Exercise description :: Return all lines from the listing below in which the string "matplotlib" occurs.

The input ::
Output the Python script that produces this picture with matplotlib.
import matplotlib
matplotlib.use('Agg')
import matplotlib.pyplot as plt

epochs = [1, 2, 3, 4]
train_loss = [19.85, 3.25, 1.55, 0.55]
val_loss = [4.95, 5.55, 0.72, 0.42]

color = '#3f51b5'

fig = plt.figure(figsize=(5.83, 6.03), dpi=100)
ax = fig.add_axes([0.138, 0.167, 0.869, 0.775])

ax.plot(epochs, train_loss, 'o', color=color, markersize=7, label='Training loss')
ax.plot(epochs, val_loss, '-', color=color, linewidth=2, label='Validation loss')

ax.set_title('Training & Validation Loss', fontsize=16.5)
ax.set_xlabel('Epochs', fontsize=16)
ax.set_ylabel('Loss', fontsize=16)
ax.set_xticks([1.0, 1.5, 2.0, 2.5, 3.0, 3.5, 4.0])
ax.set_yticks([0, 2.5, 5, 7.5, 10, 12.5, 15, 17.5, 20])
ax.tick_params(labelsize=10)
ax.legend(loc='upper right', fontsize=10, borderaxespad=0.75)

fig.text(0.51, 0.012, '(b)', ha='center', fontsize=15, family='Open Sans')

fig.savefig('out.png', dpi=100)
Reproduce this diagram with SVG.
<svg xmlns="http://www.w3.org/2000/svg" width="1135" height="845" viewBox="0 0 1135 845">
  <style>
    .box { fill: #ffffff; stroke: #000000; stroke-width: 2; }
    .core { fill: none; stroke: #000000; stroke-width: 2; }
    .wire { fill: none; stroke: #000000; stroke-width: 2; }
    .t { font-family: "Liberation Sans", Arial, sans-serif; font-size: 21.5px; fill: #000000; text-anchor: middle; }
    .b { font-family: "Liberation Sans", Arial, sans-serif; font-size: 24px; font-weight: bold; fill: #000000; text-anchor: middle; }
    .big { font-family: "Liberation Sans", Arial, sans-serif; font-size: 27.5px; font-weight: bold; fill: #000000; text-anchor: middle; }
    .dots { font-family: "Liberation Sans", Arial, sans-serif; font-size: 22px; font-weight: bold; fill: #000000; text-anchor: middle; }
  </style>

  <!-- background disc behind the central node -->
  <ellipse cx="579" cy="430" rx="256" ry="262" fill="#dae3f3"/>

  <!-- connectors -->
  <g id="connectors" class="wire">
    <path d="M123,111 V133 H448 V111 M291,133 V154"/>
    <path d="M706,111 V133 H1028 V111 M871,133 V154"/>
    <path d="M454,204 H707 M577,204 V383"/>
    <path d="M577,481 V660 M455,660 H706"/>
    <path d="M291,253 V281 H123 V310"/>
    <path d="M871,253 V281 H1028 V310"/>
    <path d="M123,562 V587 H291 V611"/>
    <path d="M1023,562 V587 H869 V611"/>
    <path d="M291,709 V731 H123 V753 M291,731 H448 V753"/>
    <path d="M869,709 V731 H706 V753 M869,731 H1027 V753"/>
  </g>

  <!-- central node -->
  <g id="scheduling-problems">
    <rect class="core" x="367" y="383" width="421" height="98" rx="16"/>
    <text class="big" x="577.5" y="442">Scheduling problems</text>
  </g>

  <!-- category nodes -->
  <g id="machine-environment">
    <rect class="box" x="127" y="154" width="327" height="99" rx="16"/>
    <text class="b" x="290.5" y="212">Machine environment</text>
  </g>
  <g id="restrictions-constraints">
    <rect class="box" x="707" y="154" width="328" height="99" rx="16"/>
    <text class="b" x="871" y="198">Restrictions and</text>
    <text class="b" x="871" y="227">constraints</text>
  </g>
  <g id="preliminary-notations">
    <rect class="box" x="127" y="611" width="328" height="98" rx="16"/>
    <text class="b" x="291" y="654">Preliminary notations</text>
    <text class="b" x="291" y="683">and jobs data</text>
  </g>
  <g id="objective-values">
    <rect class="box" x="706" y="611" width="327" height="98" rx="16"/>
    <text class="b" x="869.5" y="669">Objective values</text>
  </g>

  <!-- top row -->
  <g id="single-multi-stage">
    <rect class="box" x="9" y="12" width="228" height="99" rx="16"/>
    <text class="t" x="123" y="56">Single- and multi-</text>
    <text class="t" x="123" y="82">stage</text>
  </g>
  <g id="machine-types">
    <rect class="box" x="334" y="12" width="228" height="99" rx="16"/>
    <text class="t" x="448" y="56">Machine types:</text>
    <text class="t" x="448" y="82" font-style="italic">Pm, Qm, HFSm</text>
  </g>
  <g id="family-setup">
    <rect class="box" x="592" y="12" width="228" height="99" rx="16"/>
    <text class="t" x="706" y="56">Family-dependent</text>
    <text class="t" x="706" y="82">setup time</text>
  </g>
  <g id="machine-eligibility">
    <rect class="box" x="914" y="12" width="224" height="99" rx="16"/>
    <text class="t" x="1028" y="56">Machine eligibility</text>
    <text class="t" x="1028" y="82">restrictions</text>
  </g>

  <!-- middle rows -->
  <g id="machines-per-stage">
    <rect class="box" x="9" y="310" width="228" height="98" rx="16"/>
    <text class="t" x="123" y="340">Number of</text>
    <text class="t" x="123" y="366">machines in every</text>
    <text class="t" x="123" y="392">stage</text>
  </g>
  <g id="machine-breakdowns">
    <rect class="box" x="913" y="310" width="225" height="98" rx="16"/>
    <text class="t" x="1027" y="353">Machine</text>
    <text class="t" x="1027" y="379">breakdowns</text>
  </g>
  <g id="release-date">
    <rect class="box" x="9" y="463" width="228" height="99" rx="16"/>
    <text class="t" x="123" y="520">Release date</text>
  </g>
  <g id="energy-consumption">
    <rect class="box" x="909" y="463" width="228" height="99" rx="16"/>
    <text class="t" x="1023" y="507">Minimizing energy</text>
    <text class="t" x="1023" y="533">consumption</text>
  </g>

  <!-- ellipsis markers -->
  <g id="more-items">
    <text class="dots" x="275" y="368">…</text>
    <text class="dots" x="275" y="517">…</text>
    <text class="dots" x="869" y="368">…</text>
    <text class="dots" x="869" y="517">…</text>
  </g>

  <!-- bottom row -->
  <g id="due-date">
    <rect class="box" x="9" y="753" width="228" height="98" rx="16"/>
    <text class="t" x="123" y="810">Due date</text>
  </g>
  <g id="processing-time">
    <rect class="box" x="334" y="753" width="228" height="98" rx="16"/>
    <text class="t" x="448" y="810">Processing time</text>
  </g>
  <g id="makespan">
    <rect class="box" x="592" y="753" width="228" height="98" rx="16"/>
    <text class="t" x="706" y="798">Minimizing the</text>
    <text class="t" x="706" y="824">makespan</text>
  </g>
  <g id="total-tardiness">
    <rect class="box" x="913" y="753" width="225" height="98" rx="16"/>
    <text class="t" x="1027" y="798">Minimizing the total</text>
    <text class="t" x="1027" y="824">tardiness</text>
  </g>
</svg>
--
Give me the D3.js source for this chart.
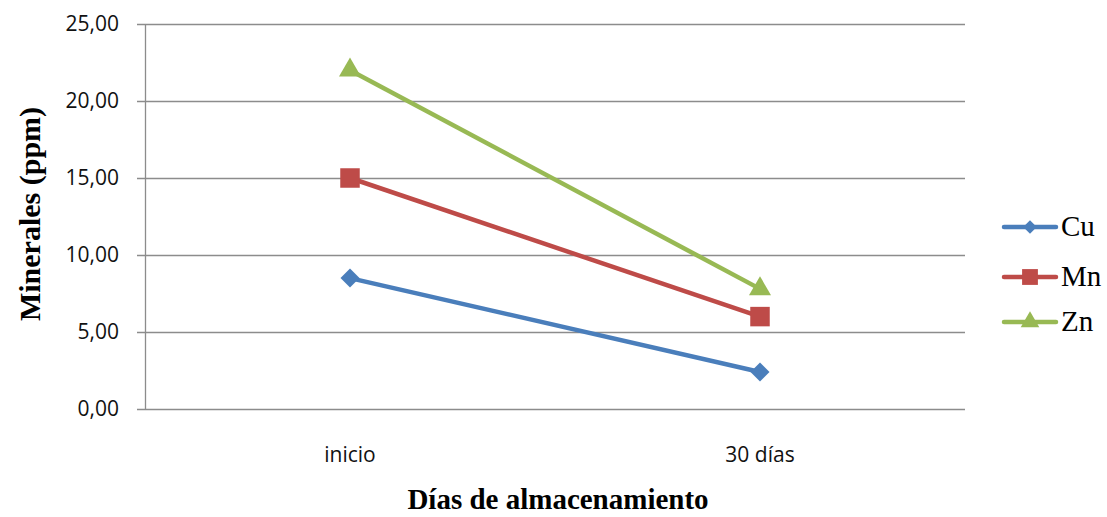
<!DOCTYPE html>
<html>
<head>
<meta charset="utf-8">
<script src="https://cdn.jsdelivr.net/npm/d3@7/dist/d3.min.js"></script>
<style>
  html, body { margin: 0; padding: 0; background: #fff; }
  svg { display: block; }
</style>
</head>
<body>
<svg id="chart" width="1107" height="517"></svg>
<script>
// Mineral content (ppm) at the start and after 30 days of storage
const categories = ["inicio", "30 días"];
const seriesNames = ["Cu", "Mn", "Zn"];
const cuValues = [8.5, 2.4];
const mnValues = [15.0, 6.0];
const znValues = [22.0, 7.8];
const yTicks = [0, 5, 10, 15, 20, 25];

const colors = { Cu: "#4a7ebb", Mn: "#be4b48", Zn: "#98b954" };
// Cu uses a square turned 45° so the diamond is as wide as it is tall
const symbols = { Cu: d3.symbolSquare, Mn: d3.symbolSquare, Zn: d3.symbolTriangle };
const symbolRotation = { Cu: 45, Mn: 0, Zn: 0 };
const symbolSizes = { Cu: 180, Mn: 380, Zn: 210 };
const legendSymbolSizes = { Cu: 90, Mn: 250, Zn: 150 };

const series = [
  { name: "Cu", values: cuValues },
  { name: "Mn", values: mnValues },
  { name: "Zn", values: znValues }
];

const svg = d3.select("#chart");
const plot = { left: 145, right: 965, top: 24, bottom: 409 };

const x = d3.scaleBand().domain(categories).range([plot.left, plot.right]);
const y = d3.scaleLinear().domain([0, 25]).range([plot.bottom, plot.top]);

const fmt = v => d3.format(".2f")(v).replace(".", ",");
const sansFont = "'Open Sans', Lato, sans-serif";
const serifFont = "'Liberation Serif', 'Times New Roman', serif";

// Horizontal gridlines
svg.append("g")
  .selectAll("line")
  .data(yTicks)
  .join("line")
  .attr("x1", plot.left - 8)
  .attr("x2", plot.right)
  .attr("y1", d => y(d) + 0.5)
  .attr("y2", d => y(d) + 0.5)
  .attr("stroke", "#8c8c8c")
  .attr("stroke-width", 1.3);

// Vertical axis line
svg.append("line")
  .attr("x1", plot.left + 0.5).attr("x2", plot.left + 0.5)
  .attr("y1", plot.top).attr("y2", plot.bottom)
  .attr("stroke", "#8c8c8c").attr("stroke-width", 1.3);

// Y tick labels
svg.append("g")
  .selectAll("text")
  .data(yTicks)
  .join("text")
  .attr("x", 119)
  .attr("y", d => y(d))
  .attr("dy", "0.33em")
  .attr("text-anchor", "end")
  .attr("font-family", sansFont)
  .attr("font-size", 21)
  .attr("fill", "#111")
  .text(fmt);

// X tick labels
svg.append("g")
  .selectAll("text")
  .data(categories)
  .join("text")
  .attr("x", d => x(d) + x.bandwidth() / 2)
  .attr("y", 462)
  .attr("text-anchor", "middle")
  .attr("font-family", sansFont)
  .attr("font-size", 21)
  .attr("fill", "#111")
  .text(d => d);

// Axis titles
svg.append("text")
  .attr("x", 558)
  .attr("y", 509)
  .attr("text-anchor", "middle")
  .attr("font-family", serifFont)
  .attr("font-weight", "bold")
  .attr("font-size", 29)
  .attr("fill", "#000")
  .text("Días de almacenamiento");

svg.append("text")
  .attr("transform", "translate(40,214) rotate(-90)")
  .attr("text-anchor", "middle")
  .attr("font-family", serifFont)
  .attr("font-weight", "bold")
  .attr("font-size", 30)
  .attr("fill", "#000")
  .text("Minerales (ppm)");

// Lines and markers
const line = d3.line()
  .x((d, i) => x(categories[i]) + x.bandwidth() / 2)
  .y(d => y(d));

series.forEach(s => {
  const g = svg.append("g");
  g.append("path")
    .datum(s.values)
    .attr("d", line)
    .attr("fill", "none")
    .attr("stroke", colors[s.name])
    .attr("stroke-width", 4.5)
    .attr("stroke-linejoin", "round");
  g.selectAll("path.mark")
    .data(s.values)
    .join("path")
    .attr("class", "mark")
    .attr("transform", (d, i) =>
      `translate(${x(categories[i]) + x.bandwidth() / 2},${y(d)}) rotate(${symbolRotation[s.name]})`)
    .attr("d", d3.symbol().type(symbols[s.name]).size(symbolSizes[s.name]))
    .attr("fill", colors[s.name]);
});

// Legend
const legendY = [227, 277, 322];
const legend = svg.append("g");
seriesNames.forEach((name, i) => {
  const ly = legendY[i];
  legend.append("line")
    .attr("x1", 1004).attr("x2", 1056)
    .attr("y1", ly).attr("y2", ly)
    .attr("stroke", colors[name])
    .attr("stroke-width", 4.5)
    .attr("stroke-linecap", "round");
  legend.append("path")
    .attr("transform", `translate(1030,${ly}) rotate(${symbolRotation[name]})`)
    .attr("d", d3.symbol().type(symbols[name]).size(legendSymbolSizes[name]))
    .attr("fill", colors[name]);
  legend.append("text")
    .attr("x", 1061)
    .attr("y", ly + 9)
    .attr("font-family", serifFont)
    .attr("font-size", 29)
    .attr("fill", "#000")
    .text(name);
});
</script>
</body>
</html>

Solution for this problem ::
Output the Python script that produces this picture with matplotlib.
import matplotlib
matplotlib.use('Agg')
import matplotlib.pyplot as plt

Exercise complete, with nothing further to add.